Ia menjelaskan, WIUPK tersebut semestinya dipioritaskan untuk dikelola daerah. Ini sesuai Peraturan Menteri ESDM Nomor 11 Tahun 2018 mengenai tata cara pemberian wilayah, perizinan, dan pelaporan pada kegiatan usaha pertambangan mineral dan batu bara (minerba).

Menurut dia, Ditjen Minerba masih memproses LAHP Ombudsman untuk ditindaklanjuti. Ia menegaskan, bila wilayah tersebut tetap tidak diberikan ke daerah maka artinya pemerintah melakukan pelanggaran terhadap regulasinya sendiri. "Itu sama saja mempertontonkan pelanggaran," ujarnya.

Dalam LAHP, Ombudsman menyatakan ada empat temuan maladministrasi dalam lelang wilayah tambang tahun lalu. Pertama, maladministrasi dalam penetapan WIUPK. Mengacu pada Peraturan Pemerintah (PP) Nomor 22 Tahun 2010, wilayah tambang harus berubah terlebih dulu menjadi Wilayah Pencadangan Negara (WPN), sebelum bisa ditetapkan sebagai WIUPK.

(Baca: Kementerian ESDM Bantah Adanya Maladministrasi Lelang Tambang)

Prosesnya, wilayah tambah ditetapkan sebagai WPN melalui persetujuan Dewan Perwakilan Rakyat (DPR). Selanjutnya, WPN bisa ditetapkan sebagai WIUPK dengan mempertimbangkan aspirasi dari pemerintah daerah.

Kedua, maladministrasi terkait perubahan status WIUPK. Semestinya, WIUPK Operasi Produksi tidak bisa berubah statusnya menjadi WIUPK eksplorasi. Ini mengacu pada Undang-undang Nomor 4 tahun 2009.

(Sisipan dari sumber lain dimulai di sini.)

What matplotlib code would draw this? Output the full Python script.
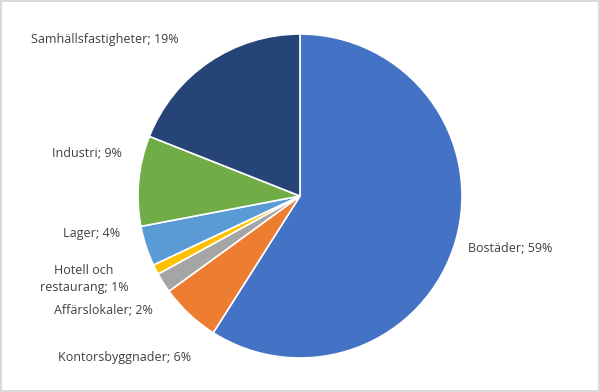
import matplotlib
matplotlib.use("Agg")
import matplotlib.pyplot as plt

# data
categories = ["Bostäder", "Kontorsbyggnader", "Affärslokaler", "Hotell och\nrestaurang",
              "Lager", "Industri", "Samhällsfastigheter"]
shares = [59, 6, 2, 1, 4, 9, 19]
colors = ["#4472C4", "#ED7D31", "#A5A5A5", "#FFC000", "#5B9BD5", "#70AD47", "#264478"]

# label centres in pixels (x, y from top)
label_pos = [(510, 249), (125, 358), (103, 311), (84, 279), (92, 233), (87, 153), (105, 39)]

plt.rcParams["font.family"] = ["Open Sans", "DejaVu Sans"]

W, H = 600, 392
fig = plt.figure(figsize=(W / 100, H / 100), dpi=100)
fig.patch.set_edgecolor("#D9D9D9")
fig.patch.set_linewidth(1.5)

cx, cy, r = 300, 196, 162
ax = fig.add_axes([(cx - r) / W, (H - cy - r) / H, 2 * r / W, 2 * r / H])
ax.pie(shares, colors=colors, startangle=90, counterclock=False, radius=1,
       wedgeprops=dict(edgecolor="white", linewidth=1.2))
ax.set_xlim(-1, 1)
ax.set_ylim(-1, 1)
ax.set_aspect("equal")
ax.axis("off")

for name, val, (px, py) in zip(categories, shares, label_pos):
    fig.text(px / W, 1 - py / H, f"{name}; {val}%", ha="center", va="center",
             fontsize=9, color="#404040", linespacing=1.3)

fig.savefig("out.png", dpi=100)
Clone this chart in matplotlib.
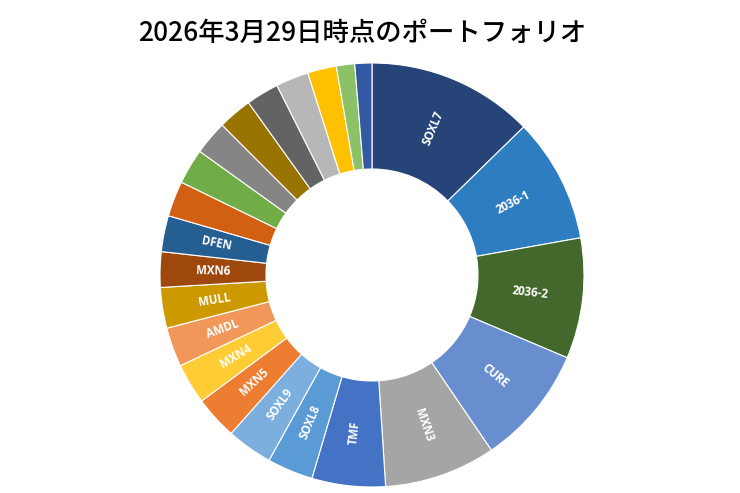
import numpy as np
import matplotlib
matplotlib.use("Agg")
import matplotlib.pyplot as plt

# portfolio weights (%), clockwise from 12 o'clock
names = ["SOXL7", "2036-1", "2036-2", "CURE", "MXN3", "TMF", "SOXL8", "SOXL9",
         "MXN5", "MXN4", "AMDL", "MULL", "MXN6", "DFEN",
         "", "", "", "", "", "", "", "", ""]
weights = [12.7, 9.5, 9.2, 9.1, 8.5, 5.6, 3.5, 3.5,
           3.3, 3.1, 3.0, 3.1, 2.7, 2.75,
           2.7, 2.7, 2.6, 2.6, 2.5, 2.5, 2.2, 1.4, 1.3]
colors = ["#264478", "#2F7DC1", "#43682B", "#698ED0", "#A5A5A5", "#4472C4",
          "#5B9BD5", "#7CAFDD", "#ED7D31", "#FFCD33", "#F1975A", "#CC9A00",
          "#9E480E", "#255E91", "#D26012", "#70AD47", "#858585", "#997300",
          "#636363", "#B7B7B7", "#FFC000", "#8CC168", "#3359A0"]

fig = plt.figure(figsize=(7.4, 4.93), dpi=100)

# donut centre ~ (372, 275) px, outer radius ~212 px
cx, cy, r = 372, 275, 212
ax = fig.add_axes([(cx - r) / 740, (493 - cy - r) / 493, 2 * r / 740, 2 * r / 493])

wedges, _ = ax.pie(weights, colors=colors, startangle=90, counterclock=False,
                   radius=1.0, wedgeprops=dict(width=0.5, edgecolor="white", linewidth=0.8))
ax.set_xlim(-1, 1)
ax.set_ylim(-1, 1)
ax.set_aspect("equal")

# radial labels in the middle of the ring
for w, name in zip(wedges, names):
    if not name:
        continue
    ang = (w.theta1 + w.theta2) / 2
    x = 0.75 * np.cos(np.deg2rad(ang))
    y = 0.75 * np.sin(np.deg2rad(ang))
    rot = (ang + 180) % 360 - 180
    if rot > 90:
        rot -= 180
    elif rot < -90:
        rot += 180
    ax.text(x, y, name, rotation=rot, rotation_mode="anchor", ha="center", va="center",
            color="white", fontsize=8.3, fontweight="bold", family="Open Sans")

fig.text(0.489, 0.932, "2026年3月29日時点のポートフォリオ", ha="center", va="center",
         fontsize=19, fontweight="medium", family=["Noto Sans CJK JP", "DejaVu Sans"])

fig.savefig("out.png", dpi=100)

Ketiga, maladministasi mengenai penetapan pemenang lelang. Ombudsman menemukan bahwa BUMD Sulawesi Tengah yakni PD Konosara telah memenuhi persyaratan finansial dan terpilih sebagai pemenang lelang. Namun, Ditjen Minerba membatalkan pemenangan tanpa penjelasan.

Keempat, maladministrasi dalam tahap administrasi dokumen. Ombudsman menemukan BUMD PT Pembangunan Sulawesi Tengah tidak diberikan kesempatan melakukan evaluasi ulang terhadap dokumen yang diberikan kepada pemerintah. Seharusnya, jika BUMD belum melengkapi dokumen, pemerintah berhak memberikan kesempatan kepada BUMD untuk melengkapinya.